Леонида Шуляк: «Я терпела, лежала. А мне ж горячо! Горел мой тулуп! Плечи уже горят, горит спина! Я высунула голову, чтобы посмотреть, что вокруг меня делается. А огонь уже тут везде! Песок был, так я им обсыпалась. Вся моя коса уже сгорела! Только одна косынка осталась у меня!»

Несколько дней она обгоревшая лежала в снегу. Когда пришла в сознание, пыталась найти живых. Не нашла ни одного. За несколько часов в деревне «Прудки» сгорели все. 180 человек.

Леонида Шуляк: «Ну печи стояли голые, трубы погоревшие и вороны. И жизнь такая пришла моя — не доведи Бог!»

Евгений Семенович ворчит на свою старуху, когда та требует печь натопить. Но нехотя топит. Ни разу ей так и не признался, что до сих пор боится огня. Он хорошо помнит то утро, когда в его деревне никто и предположить не мог, что всего через полчаса жизнь кончится.

Евгений Соловей: «Заходит к нам в хату 4 немца и 2 полицая. «Собирайтесь!» Мать: «Куда?» — «Вас повезем в большую Германию: там будете жить и процветать».

Всех деревенских немцы собрали в самом большом доме, чтоб ознакомить с планом передвижения. Это была ловушка, двери которой захлопнулись в считанные секунды. Что происходит, люди поняли только, когда на головы повалило пламя.

Евгений Соловей: «Дети кинулись прятаться в сено: потолок стал обваливаться. Мать как-то оказалась возле меня. Брат где-то окровавленный».

Мать вытолкнула его в окно, до леса было метров 200, он должен был пробежать под перекрестным огнем. С перебитыми ногами. А вечером пришли партизаны.

Евгений Соловей: «Мы собрались человек 5, зашли на это место, где горели, там груда огромная людей. Груда! Дети, старые, молодые! Разобрали, я своих опознал по одежде: окровавленная одежда пооставалась на их теле».

От огромной деревни остались только он — парень по фамилии Соловей — и обгоревший кот. 16-летний подросток стоял один в чистом поле, выл и копал яму для всех остальных.

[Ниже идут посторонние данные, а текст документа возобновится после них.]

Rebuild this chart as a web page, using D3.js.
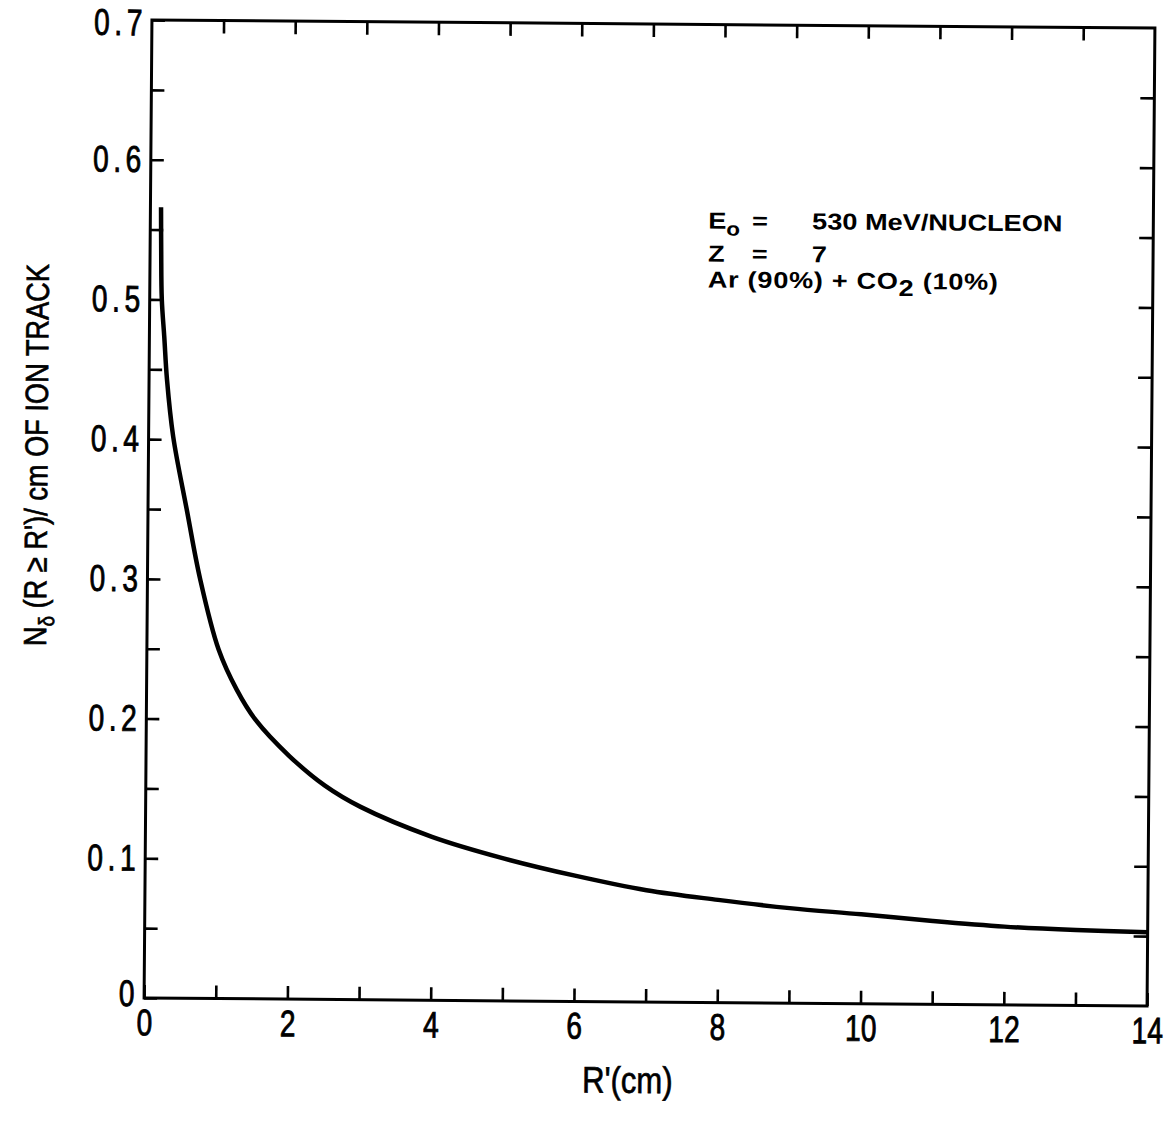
<!DOCTYPE html>
<html>
<head>
<meta charset="utf-8">
<script src="https://cdn.jsdelivr.net/npm/d3@7"></script>
<style>
  html, body { margin: 0; padding: 0; background: #fff; }
  svg { display: block; }
</style>
</head>
<body>
<svg id="chart" width="1170" height="1122"></svg>
<script>
// Cumulative delta-ray count per cm of ion track vs. minimum range R'
const rPrime = [0.148, 0.155, 0.169, 0.208, 0.25, 0.343, 0.54, 0.736, 1.0, 1.26, 1.52, 2, 2.5, 3, 4, 5, 6, 7, 8, 9, 10, 11, 12, 13, 14];
const nDelta = [0.566, 0.535, 0.5, 0.473, 0.443, 0.402, 0.35, 0.30, 0.25, 0.221, 0.20, 0.174, 0.153, 0.138, 0.117, 0.102, 0.090, 0.080, 0.0735, 0.068, 0.064, 0.0596, 0.056, 0.054, 0.0528];

const xDomain = [0, 14];
const yDomain = [0, 0.7];
const xTickValues = d3.range(0, 15, 1);
const xTickLabels = [0, 2, 4, 6, 8, 10, 12, 14];
const yTickValues = d3.range(0, 15, 1).map(i => i * 0.05);
const yTickLabels = [0, 0.1, 0.2, 0.3, 0.4, 0.5, 0.6, 0.7];

const xTitle = "R'(cm)";
const annotation = {
  energy: "530 MeV/NUCLEON",
  charge: "7",
  gas: ["Ar (90%) + CO", "2", " (10%)"]
};

const W = 1170, H = 1122;
const frame = { left: 148, right: 1151, top: 24, bottom: 1002 };
const sans = '"Liberation Sans", Arial, Helvetica, sans-serif';
const squeeze = 0.76;   // condensed look for the axis lettering

const svg = d3.select("#chart");
svg.append("rect").attr("width", W).attr("height", H).attr("fill", "#fff");

// the whole plate sits very slightly turned
const cx = (frame.left + frame.right) / 2, cy = (frame.top + frame.bottom) / 2;
const g = svg.append("g").attr("transform", `rotate(0.46, ${cx}, ${cy})`);

const x = d3.scaleLinear().domain(xDomain).range([frame.left, frame.right]);
const y = d3.scaleLinear().domain(yDomain).range([frame.bottom, frame.top]);

const fmtY = v => (Math.abs(v) < 1e-9 ? "0" : d3.format(".1f")(v));
const isLabelX = v => xTickLabels.some(l => Math.abs(l - v) < 1e-9);
const isLabelY = v => yTickLabels.some(l => Math.abs(l - v) < 1e-9);

function styleAxis(sel) {
  sel.select(".domain").remove();
  sel.selectAll(".tick line").attr("stroke", "#000").attr("stroke-width", 2.6);
  sel.selectAll(".tick text")
    .attr("fill", "#000")
    .attr("stroke", "#000")
    .attr("stroke-width", 0.9)
    .style("font-family", sans)
    .style("font-size", "37px");
}

// bottom axis: inward ticks at every cm, labels on even values
g.append("g")
  .attr("transform", `translate(0,${frame.bottom})`)
  .call(d3.axisBottom(x).tickValues(xTickValues).tickSize(-13).tickPadding(11)
    .tickFormat(v => isLabelX(v) ? d3.format("d")(v) : ""))
  .call(styleAxis)
  .call(s => s.selectAll(".tick text").attr("transform", `scale(${squeeze},1)`));

// top axis: ticks only
g.append("g")
  .attr("transform", `translate(0,${frame.top})`)
  .call(d3.axisTop(x).tickValues(xTickValues.slice(1, -1)).tickSize(-13).tickFormat(""))
  .call(styleAxis);

// left axis: ticks every 0.05, labels every 0.1
g.append("g")
  .attr("transform", `translate(${frame.left},0)`)
  .call(d3.axisLeft(y).tickValues(yTickValues).tickSize(-13)
    .tickFormat(v => isLabelY(v) ? fmtY(v) : ""))
  .call(styleAxis)
  .call(s => s.selectAll(".tick text")
    .style("letter-spacing", "6px")
    .attr("x", -5 / squeeze)
    .attr("y", d => (d === 0 ? -4 : (Math.abs(d - 0.7) < 1e-9 ? 3 : 0)))
    .attr("transform", `scale(${squeeze},1)`));

// right axis: ticks only
g.append("g")
  .attr("transform", `translate(${frame.right},0)`)
  .call(d3.axisRight(y).tickValues(yTickValues.slice(1, -1)).tickSize(-14).tickFormat(""))
  .call(styleAxis);

// frame
g.append("rect")
  .attr("x", frame.left).attr("y", frame.top)
  .attr("width", frame.right - frame.left).attr("height", frame.bottom - frame.top)
  .attr("fill", "none").attr("stroke", "#000").attr("stroke-width", 3);

// curve
const pts = rPrime.map((r, i) => [r, nDelta[i]]);
g.append("path")
  .datum(pts)
  .attr("fill", "none")
  .attr("stroke", "#000")
  .attr("stroke-width", 4.5)
  .attr("stroke-linejoin", "round")
  .attr("d", d3.line().x(d => x(d[0])).y(d => y(d[1])).curve(d3.curveCatmullRom.alpha(0.5)));

// x-axis title
g.append("text")
  .attr("transform", `translate(632,1093) scale(0.84,1)`)
  .attr("text-anchor", "middle")
  .attr("stroke", "#000").attr("stroke-width", 0.7)
  .style("font-family", sans).style("font-size", "37px")
  .text(xTitle);

// y-axis title
const yt = g.append("text")
  .attr("transform", `translate(47,460) rotate(-90) scale(0.85,1)`)
  .attr("text-anchor", "middle")
  .attr("stroke", "#000").attr("stroke-width", 0.7)
  .style("font-family", sans).style("font-size", "32px");
yt.append("tspan").text("N");
yt.append("tspan").attr("dy", 8).style("font-size", "22px").text("δ");
yt.append("tspan").attr("dy", -8).text("  (R ≥ R')/ cm OF ION TRACK");

// run conditions
const ann = g.append("g")
  .attr("transform", "translate(706,228) scale(1.18,1)")
  .style("font-family", sans).style("font-weight", "bold").style("font-size", "23px")
  .attr("fill", "#000");
const l1 = ann.append("text").attr("x", 0).attr("y", 0);
l1.append("tspan").text("E");
l1.append("tspan").attr("dy", 7).style("font-size", "19px").text("o");
ann.append("text").attr("x", 37).attr("y", 0).text("=");
ann.append("text").attr("x", 88).attr("y", 0).text(annotation.energy);

ann.append("text").attr("x", 0).attr("y", 33).text("Z");
ann.append("text").attr("x", 37).attr("y", 33).text("=");
ann.append("text").attr("x", 88).attr("y", 33).text(annotation.charge);

const l3 = ann.append("text").attr("x", 0).attr("y", 59).style("letter-spacing", "0.6px");
l3.append("tspan").text(annotation.gas[0]);
l3.append("tspan").attr("dy", 7).text(annotation.gas[1]);
l3.append("tspan").attr("dy", -7).text(annotation.gas[2]);
</script>
</body>
</html>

Анна Григорьевна ― женщина без возраста. Она просто не знает, сколько ей лет. Когда попала в этот детский дом, предположительно было 7. Ей так и остались велики эти ступени. Сегодня она шагает по ним только потому, что 65 лет назад по деревне прошел слух, эсэсовцы идут жечь дома. Отец расстрелян, мать умерла от тифа. Она сама собрала 3 своих младших сестер и бежала с ними в лес. Там прожила на голой земле больше года. То, что видела и слышала, снится до сих пор.

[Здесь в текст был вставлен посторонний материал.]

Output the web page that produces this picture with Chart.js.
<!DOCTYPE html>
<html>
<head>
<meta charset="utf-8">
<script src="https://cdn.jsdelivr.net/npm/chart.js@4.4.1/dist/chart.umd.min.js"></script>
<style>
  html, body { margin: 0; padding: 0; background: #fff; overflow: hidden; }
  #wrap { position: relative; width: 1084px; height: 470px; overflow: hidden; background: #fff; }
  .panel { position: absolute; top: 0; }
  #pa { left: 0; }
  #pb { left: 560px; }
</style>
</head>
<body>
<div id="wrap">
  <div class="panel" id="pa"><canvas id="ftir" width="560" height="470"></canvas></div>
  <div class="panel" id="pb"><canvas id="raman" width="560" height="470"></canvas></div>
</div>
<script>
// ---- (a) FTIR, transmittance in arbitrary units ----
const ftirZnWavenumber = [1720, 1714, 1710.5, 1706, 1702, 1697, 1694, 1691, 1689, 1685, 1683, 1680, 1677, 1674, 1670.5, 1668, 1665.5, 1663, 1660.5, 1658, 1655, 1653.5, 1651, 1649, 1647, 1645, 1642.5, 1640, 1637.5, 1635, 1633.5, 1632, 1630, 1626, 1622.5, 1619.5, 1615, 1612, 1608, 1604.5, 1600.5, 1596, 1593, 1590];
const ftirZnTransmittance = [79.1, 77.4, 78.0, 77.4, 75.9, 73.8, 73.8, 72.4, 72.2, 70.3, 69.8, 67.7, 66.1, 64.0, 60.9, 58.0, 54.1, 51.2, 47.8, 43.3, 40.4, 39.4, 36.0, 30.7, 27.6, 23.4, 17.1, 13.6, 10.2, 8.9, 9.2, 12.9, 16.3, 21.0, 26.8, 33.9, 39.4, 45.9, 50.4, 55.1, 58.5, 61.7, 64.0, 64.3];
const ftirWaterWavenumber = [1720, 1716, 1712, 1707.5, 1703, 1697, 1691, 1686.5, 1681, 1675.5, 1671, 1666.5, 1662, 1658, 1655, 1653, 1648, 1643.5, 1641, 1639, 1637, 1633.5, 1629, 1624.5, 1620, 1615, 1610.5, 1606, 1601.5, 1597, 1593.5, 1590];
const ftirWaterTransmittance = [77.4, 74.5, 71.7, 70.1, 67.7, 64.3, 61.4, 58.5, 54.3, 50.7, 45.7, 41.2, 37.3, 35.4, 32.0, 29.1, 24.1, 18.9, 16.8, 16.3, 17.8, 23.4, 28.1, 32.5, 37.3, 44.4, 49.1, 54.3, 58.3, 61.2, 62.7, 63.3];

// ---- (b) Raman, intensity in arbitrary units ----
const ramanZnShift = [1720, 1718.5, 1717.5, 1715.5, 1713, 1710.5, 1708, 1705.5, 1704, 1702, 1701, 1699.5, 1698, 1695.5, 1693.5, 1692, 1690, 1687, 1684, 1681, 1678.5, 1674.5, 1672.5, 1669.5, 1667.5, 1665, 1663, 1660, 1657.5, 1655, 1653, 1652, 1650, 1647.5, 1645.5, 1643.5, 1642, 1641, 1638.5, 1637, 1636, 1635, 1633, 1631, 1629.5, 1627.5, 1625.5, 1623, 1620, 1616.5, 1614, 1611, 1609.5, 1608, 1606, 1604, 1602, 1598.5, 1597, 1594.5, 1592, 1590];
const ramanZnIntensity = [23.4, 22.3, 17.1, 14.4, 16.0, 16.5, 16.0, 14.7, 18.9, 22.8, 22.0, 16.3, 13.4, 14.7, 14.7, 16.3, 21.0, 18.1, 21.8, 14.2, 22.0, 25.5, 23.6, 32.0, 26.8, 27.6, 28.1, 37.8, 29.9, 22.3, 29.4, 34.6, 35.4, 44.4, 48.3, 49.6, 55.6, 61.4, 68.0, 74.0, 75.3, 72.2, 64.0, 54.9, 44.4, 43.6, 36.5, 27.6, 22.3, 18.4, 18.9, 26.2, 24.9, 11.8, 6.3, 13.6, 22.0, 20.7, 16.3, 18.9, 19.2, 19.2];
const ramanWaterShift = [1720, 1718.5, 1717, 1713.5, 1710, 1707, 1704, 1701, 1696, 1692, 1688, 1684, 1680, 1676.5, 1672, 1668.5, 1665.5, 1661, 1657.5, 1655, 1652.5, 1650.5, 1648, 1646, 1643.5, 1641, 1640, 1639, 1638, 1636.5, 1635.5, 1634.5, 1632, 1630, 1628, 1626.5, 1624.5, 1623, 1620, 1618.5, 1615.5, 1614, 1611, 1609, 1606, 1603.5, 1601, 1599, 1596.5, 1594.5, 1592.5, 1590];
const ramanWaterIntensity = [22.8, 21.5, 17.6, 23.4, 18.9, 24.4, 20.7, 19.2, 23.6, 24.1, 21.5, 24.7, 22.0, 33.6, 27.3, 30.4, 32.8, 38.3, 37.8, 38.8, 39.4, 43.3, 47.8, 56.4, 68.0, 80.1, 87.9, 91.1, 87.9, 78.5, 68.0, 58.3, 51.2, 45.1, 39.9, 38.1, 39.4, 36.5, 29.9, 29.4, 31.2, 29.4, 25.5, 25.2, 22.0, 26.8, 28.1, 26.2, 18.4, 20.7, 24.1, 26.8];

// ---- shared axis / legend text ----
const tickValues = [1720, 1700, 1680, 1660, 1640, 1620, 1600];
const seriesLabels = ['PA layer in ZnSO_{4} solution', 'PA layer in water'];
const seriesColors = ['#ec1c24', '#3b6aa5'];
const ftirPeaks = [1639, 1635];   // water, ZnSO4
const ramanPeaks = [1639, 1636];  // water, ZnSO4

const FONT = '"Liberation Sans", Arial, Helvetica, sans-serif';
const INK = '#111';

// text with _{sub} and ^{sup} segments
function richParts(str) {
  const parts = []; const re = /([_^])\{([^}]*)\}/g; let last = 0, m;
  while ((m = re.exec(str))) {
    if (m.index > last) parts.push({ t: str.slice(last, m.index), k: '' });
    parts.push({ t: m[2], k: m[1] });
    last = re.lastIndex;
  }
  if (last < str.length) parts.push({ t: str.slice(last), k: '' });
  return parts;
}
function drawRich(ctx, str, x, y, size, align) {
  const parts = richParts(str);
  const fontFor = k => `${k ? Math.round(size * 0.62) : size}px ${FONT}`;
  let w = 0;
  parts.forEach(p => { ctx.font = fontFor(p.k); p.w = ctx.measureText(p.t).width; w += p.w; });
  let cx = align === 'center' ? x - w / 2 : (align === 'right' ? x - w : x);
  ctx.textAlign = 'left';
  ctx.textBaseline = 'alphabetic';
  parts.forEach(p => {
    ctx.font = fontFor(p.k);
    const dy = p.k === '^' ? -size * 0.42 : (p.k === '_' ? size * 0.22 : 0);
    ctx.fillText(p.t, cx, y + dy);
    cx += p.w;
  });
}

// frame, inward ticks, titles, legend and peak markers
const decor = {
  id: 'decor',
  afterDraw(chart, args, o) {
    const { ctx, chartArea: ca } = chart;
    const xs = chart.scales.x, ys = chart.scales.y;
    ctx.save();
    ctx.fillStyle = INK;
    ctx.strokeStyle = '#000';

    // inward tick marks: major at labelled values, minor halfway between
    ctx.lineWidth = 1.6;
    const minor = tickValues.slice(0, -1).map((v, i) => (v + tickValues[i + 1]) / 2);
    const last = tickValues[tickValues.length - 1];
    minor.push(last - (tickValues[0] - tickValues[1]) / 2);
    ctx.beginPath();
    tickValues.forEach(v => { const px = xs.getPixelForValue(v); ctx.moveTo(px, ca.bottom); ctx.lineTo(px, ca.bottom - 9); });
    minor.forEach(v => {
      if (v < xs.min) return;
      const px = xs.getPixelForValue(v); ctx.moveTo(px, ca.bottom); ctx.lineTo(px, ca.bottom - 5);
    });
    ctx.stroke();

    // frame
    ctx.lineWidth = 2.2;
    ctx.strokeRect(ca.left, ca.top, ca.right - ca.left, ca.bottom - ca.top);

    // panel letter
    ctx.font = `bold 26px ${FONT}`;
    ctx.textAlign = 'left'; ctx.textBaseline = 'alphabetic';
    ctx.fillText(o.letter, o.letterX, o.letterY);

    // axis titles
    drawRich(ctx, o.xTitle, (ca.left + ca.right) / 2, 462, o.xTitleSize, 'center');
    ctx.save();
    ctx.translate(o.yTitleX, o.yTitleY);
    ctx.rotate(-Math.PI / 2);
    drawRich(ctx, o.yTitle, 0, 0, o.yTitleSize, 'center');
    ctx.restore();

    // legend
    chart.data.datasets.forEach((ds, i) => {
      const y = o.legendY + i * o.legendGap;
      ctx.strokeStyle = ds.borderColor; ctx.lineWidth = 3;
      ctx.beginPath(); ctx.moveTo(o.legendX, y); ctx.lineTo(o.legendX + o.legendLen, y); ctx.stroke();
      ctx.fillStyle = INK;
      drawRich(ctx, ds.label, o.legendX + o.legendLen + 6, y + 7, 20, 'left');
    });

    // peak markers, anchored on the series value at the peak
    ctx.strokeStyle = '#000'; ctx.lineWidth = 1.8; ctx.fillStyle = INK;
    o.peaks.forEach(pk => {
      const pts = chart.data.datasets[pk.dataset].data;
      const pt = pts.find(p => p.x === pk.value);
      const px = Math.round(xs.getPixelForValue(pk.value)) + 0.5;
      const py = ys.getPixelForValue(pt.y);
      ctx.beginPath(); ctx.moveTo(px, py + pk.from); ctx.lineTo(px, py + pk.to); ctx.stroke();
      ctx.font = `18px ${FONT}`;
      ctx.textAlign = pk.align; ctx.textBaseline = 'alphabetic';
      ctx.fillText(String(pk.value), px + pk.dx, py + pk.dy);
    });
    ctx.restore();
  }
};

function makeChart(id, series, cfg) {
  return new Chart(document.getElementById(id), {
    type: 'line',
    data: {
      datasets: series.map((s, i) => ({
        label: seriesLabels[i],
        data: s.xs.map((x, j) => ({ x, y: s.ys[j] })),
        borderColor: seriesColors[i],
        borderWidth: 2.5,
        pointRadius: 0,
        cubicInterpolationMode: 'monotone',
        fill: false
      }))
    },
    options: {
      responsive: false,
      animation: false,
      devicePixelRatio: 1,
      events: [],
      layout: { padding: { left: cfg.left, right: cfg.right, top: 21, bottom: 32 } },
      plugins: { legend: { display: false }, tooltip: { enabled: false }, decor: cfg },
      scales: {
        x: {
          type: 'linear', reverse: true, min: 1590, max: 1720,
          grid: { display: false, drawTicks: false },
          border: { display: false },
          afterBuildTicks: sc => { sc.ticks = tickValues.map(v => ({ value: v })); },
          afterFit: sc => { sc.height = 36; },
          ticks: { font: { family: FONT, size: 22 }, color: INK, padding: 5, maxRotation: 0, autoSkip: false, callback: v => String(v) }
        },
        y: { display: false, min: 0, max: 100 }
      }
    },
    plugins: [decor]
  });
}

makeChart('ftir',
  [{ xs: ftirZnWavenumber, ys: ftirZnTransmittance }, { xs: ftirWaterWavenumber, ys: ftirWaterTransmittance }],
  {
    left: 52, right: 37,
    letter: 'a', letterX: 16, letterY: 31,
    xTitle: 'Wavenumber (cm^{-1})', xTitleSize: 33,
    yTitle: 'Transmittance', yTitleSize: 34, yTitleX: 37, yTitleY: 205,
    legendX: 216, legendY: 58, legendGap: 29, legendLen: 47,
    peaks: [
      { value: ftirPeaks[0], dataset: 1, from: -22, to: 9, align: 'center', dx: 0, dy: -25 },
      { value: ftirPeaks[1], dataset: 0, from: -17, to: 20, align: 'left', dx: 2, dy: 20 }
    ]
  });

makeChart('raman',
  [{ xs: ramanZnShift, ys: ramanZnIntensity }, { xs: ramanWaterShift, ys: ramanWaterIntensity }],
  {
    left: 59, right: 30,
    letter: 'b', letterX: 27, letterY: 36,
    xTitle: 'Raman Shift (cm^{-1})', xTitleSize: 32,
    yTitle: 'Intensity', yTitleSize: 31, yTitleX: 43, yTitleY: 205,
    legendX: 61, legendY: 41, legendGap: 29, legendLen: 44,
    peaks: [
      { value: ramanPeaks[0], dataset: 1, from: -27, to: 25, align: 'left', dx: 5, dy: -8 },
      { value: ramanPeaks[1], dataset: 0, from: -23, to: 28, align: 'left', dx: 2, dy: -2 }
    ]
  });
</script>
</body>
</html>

Анна Мартинович: «Особенно по вечерам была страшная картина: днем не так заметна, пламя пышет, небо красное, алое! Особенно если кто-то там, причитание, плач!»

А потом 4 истощенных девочек в лесу обнаружили немцы, посадили в товарняк с пунктом назначения ― концлагерь. После освобождения детдом. Детские дома тогда стояли через каждые 5 километров. Количество сирот, у которых сгорели родители, исчислялось десятками тысяч.

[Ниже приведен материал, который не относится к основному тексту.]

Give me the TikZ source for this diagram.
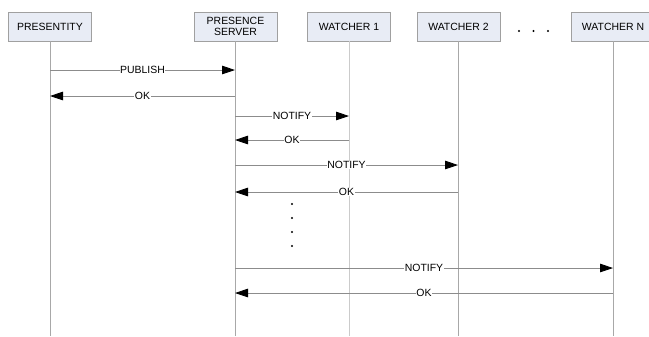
\documentclass[tikz,border=0pt]{standalone}
\usepackage{fontspec}
\setmainfont{Liberation Sans}
\usetikzlibrary{arrows.meta}
\definecolor{boxfill}{HTML}{E8ECF5}
\definecolor{boxline}{HTML}{A0A0A0}
\definecolor{lifeline}{HTML}{A8A8A8}
\definecolor{msgline}{HTML}{8C8C8C}
\tikzset{
  actor/.style={draw=boxline, fill=boxfill, minimum width=83bp, minimum height=29bp,
    inner sep=0pt, align=center, font=\fontsize{10.5}{11.5}\selectfont},
  life/.style={draw=lifeline, line width=0.8bp},
  msg/.style={draw=msgline, line width=0.8bp, -{Triangle[length=13bp,width=8.5bp,color=black]}},
  msglabel/.style={fill=white, inner sep=0.6bp, font=\fontsize{10.5}{11.5}\selectfont},
  dot/.style={circle, fill=black, inner sep=0pt, minimum size=2.2bp}
}
\begin{document}
\begin{tikzpicture}[x=1bp, y=-1bp]
\useasboundingbox (0,0) rectangle (649,336);
% participants
\node[actor] (pe) at (50,26.5) {PRESENTITY};
\node[actor] (ps) at (235.5,26.5) {PRESENCE\\SERVER};
\node[actor] (w1) at (349,26.5) {WATCHER 1};
\node[actor] (w2) at (458.5,26.5) {WATCHER 2};
\node[actor] (wn) at (613,26.5) {WATCHER N};
% ellipsis between watchers
\node[dot] (e1) at (519,31) {};
\node[dot] (e2) at (533.5,31) {};
\node[dot] (e3) at (548,31) {};
% lifeline ends
\coordinate (peE) at (50,336);
\coordinate (psE) at (235,336);
\coordinate (w1E) at (349,336);
\coordinate (w2E) at (458,336);
\coordinate (wnE) at (613,336);
\draw[life] (pe.south -| peE) -- (peE);
\draw[life] (ps.south -| psE) -- (psE);
\draw[life, draw=lifeline!60] (w1.south -| w1E) -- (w1E);
\draw[life] (w2.south -| w2E) -- (w2E);
\draw[life] (wn.south -| wnE) -- (wnE);
% messages
\coordinate (a1) at (50,70);   \coordinate (b1) at (235,70);
\coordinate (a2) at (235,96);  \coordinate (b2) at (50,96);
\coordinate (a3) at (235,116); \coordinate (b3) at (349,116);
\coordinate (a4) at (349,140); \coordinate (b4) at (235,140);
\coordinate (a5) at (235,165); \coordinate (b5) at (458,165);
\coordinate (a6) at (458,192); \coordinate (b6) at (235,192);
\coordinate (a7) at (235,268); \coordinate (b7) at (613,268);
\coordinate (a8) at (613,293); \coordinate (b8) at (235,293);
\draw[msg] (a1) -- node[msglabel] {PUBLISH} (b1);
\draw[msg] (a2) -- node[msglabel] {OK} (b2);
\draw[msg] (a3) -- node[msglabel] {NOTIFY} (b3);
\draw[msg] (a4) -- node[msglabel] {OK} (b4);
\draw[msg] (a5) -- node[msglabel] {NOTIFY} (b5);
\draw[msg] (a6) -- node[msglabel] {OK} (b6);
\draw[msg] (a7) -- node[msglabel] {NOTIFY} (b7);
\draw[msg] (a8) -- node[msglabel] {OK} (b8);
% vertical ellipsis
\node[dot] (v1) at (292,204) {};
\node[dot] (v2) at (292,218) {};
\node[dot] (v3) at (292,232) {};
\node[dot] (v4) at (292,246) {};
\end{tikzpicture}
\end{document}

Анна Мартинович: «Больше всего я переживала за маленькую сестричку. Меня звали Анюта, так она: «Нюня! Не бросай меня! Не отпускай меня!» — все время так вот просилась».

Вдоль дорог Белоруссии часто целыми кварталами стоят не дома, а могилы. В небе над ними не дым, а дымка облаков. И кажется, всe это было давно. Но по меркам большой истории 65 лет ― это почти что вчера.